Opinion
CIVIL ACTION NO. 14-3943
09-17-2014
ORDER
AND NOW, this 17th day of September, 2014, upon consideration of petitioner Hatcher's pro se petition for a writ of habeas corpus pursuant to 28 U.S.C. § 2254 (docket entry # 1), our July 23, 2014 Order referring this matter to the Honorable Lynne A. Sitarski for a report and recommendation (docket entry # 3) pursuant to Local Rule 72.1 and 28 U.S.C. §636(b)(1)(B), Judge Sitarski's August 27, 2014 report and recommendation ("R&R") (docket entry # 4) to which petitioner filed a memorandum in support of the writ of habeas corpus and objections, and the Court finding that:
(a) On September 9, 2011, after a jury trial in the Philadelphia Court of Common Pleas, petitioner Hatcher was sentenced to a term of thirty to sixty years' incarceration for attempted murder, aggravated assault and firearm possession in connection with an April 2, 2010 attack, R&R at 1;
(b) The present pro se petition arises from Hatcher's post-conviction efforts after the Pennsylvania Superior Court affirmed Hatcher's judgment of sentence on June 5, 2013, id. at 2;
(c) On March 17, 2014, Hatcher filed a pro se Post-Conviction Relief Act ("PCRA") petition, and on March 25, 2014 he moved for removal of counsel; his counsel petitioned to withdraw six days later, id., and, as Judge Sitarski noted, the Superior Court did not rule on any of these motions;
(d) On April 21, 2014, Hatcher's counsel filed a "Supplemental PCRA Amended PCRA petition" and Hatcher himself filed a "writ of habeas corpus ad subjiciendum," both of which are currently pending before the Court of Common Pleas, id.;
(e) On June 23, 2014, Hatcher filed the instant petition for writ of habeas corpus, setting forth two grounds for relief: "Violation(s) of Art. 3 § 2 in the 6th Amend. U.S. Const. Right to proceed pro'se [sic] to preserve issues" and "Art. 3 § 2 Governmental interference in Due Process violations," id.; see also Pet. at 5, 7;
(f) Judge Sitarski construed Hatcher's claims to allege that his post-conviction counsel failed to file a timely PCRA petition; filed an unauthorized amended petition; and that the state court's refusal to permit him to proceed pro se denied him the right to a writ of habeas corpus ad sebjiciendum, R&R at 4-5;
(g) She dismissed Hatcher's pro se Section 2254 petition because it was apparent on the face of the petition that he had failed to exhaust his available remedies in state court, id. (citing Lonchar v.

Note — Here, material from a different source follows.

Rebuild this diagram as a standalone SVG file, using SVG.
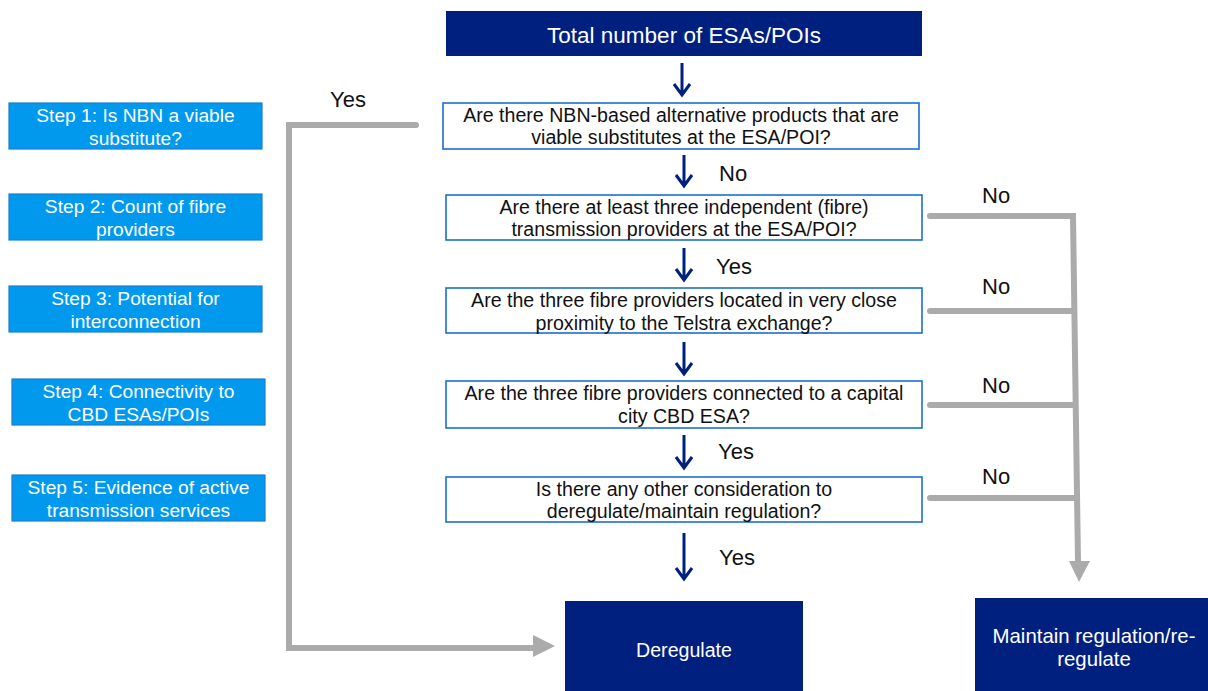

Thomas, 517 U.S. 314, 320 (1996) ("Of course, a district court is authorized to dismiss a petition summarily when it plainly appears from the face of the petition and any exhibits annexed to it that the petitioner is not entitled to relief in the district court[.]") (internal citation and quotation marks omitted); see also O'Sullivan v. Boerckel, 526 U.S. 838, 848 (1999) ("[W]e ask not only whether a prisoner has exhausted his state remedies, but also whether he has properly exhausted those remedies, i.e., whether he has fairly presented his claims to the state court.")(emphasis in original);
(h) Hatcher contests Judge Sitarski's conclusions in his self-styled memorandum in support of the writ of habeas corpus and his objections to her report, see docket entries ## 5 and 6;
(i) Pursuant to 28 U.S.C. § 636, we must "make a de novo determination of those portions of the report or specified proposed findings or recommendations to which" petitioner objects;
(j) Hatcher contends in his memorandum that he seeks relief here because of the "obstacles of silence" in the Commonwealth court that has his motions before it, Mem. at 1;
(k) He also argues that his counsel misrepresented to him that he had filed a PCRA petition and sent him trial transcripts when, Hatcher alleges, counsel had done neither and also claims there were irregularities at trial (e.g., misrepresentation of evidence; prosecutorial misconduct; and the failure of the Commonwealth to prove every element of the charge beyond a reasonable doubt) which he still seeks to contest, id. at 2-4;
(l) We construe Hatcher's objections to revisit these claims and argue that he should be excused from the exhaustion requirement, while seeking an order from this Court to "impos[e] the lower State Court to respond so-that [sic] exhaustion warrants sufficient and appropriate requirement within Constitutional due process guarantee's [sic]," Obj. at 2, 3;
(m) For the reasons set forth below, we concur with Judge Sitarki's conclusion that Hatcher has "wholly failed to exhaust his current claims in state court," R&R at 4, and adopt and approve her recommendation that Hatcher's petition be dismissed without prejudice because he filed it before the state court ruled on his PCRA petition, his writ of habeas corpus ad sebjiciendum, or any of his other filings, id. at 5;
(n) The Antiterrorism and Effective Death Penalty Act of 1996 ("AEDPA") provides in relevant part that
An application for a writ of habeas corpus on behalf of a person in custody pursuant to the judgment of a State court shall not be granted unless it appears that—28 U.S.C. §2254(b)(1);
(A) the applicant has exhausted the remedies available in the courts of the State; or
(B) (i) there is an absence of available State corrective process; or (ii) circumstances exist that render such process ineffective to protect the rights of the applicant[,]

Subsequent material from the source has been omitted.